Marina Łuczenko-Szczęsna na weselu bawiła się bez Wojciecha Szczęsnego. Na InstaStories dała wówczas do zrozumienia, że tęskni za mężem. By poczuć jego obecność, opublikowała zdjęcie stołu i wkleiła twarz sportowca. Nie było jednak wciąż wiadomo, dlaczego nie mógł z nią być. Tym bardziej, że nieobecność Szczęsnego na imprezach tego typu to standard - nie towarzyszył Marinie już m.in. na zeszłorocznych zaślubinach Joanny Opozdy i Antka Królikowskiego.
Marina Łuczenko-Szczęsna wrzuciła na Instagram post, w którym podsumowała imprezę przyjaciółki i przyznała, że czuła się wzruszona obecnością.
Bajeczny ślub naszych przyjaciół Rozalii i Macieja. Wciąż jestem wzruszona tym przepięknym wydarzeniem i szczęśliwa, że mogłam spędzić ten wielki dzień z wami. Love you - napisała Marina pod zdjęciem.

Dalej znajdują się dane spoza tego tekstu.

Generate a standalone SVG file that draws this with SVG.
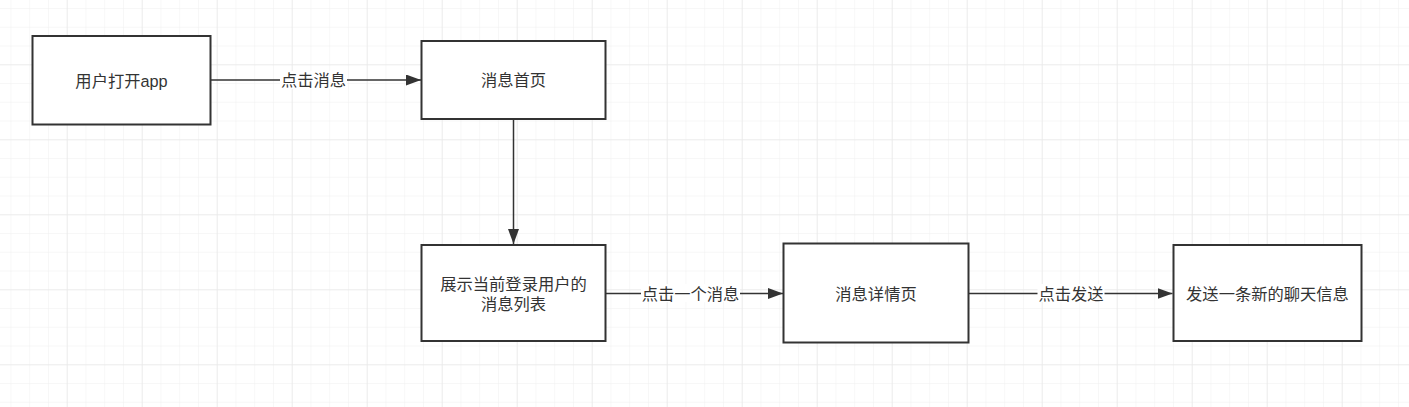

Jej wypowiedź sprawiła, że jednak z fanek zdecydowała się zapytać wprost - gdzie jest Wojtek? Użyła liczby mnogiej w odniesieniu do imprez, w których Marina uczestniczyła sama.
Dlaczego zawsze sama na weselach?
Mój mąż ma właśnie okres przygotowawczy do sezonu. Miał tylko cztery tygodnie wakacji - odpisała jej Łuczenko-Szczęsna.

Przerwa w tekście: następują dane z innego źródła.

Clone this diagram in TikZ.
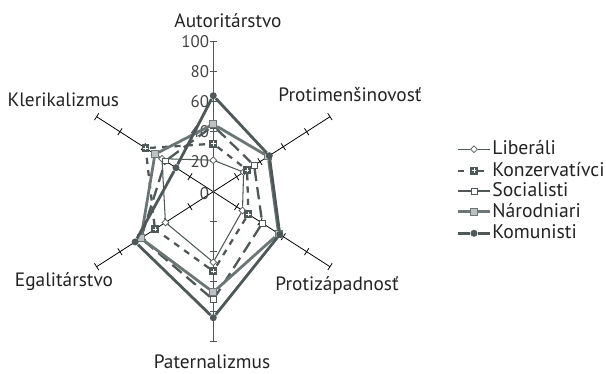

Wojciech Szczęsny jest bramkarzem w polskiej reprezentacji, a na co dzień związany jest z Juventusem. Jako że jego urlop przypadał prawdopodobnie w czerwcu i na początku lipca, bo wtedy był na wakacjach z żoną, po powrocie do obowiązków nie był w stanie zjawić się na imprezie.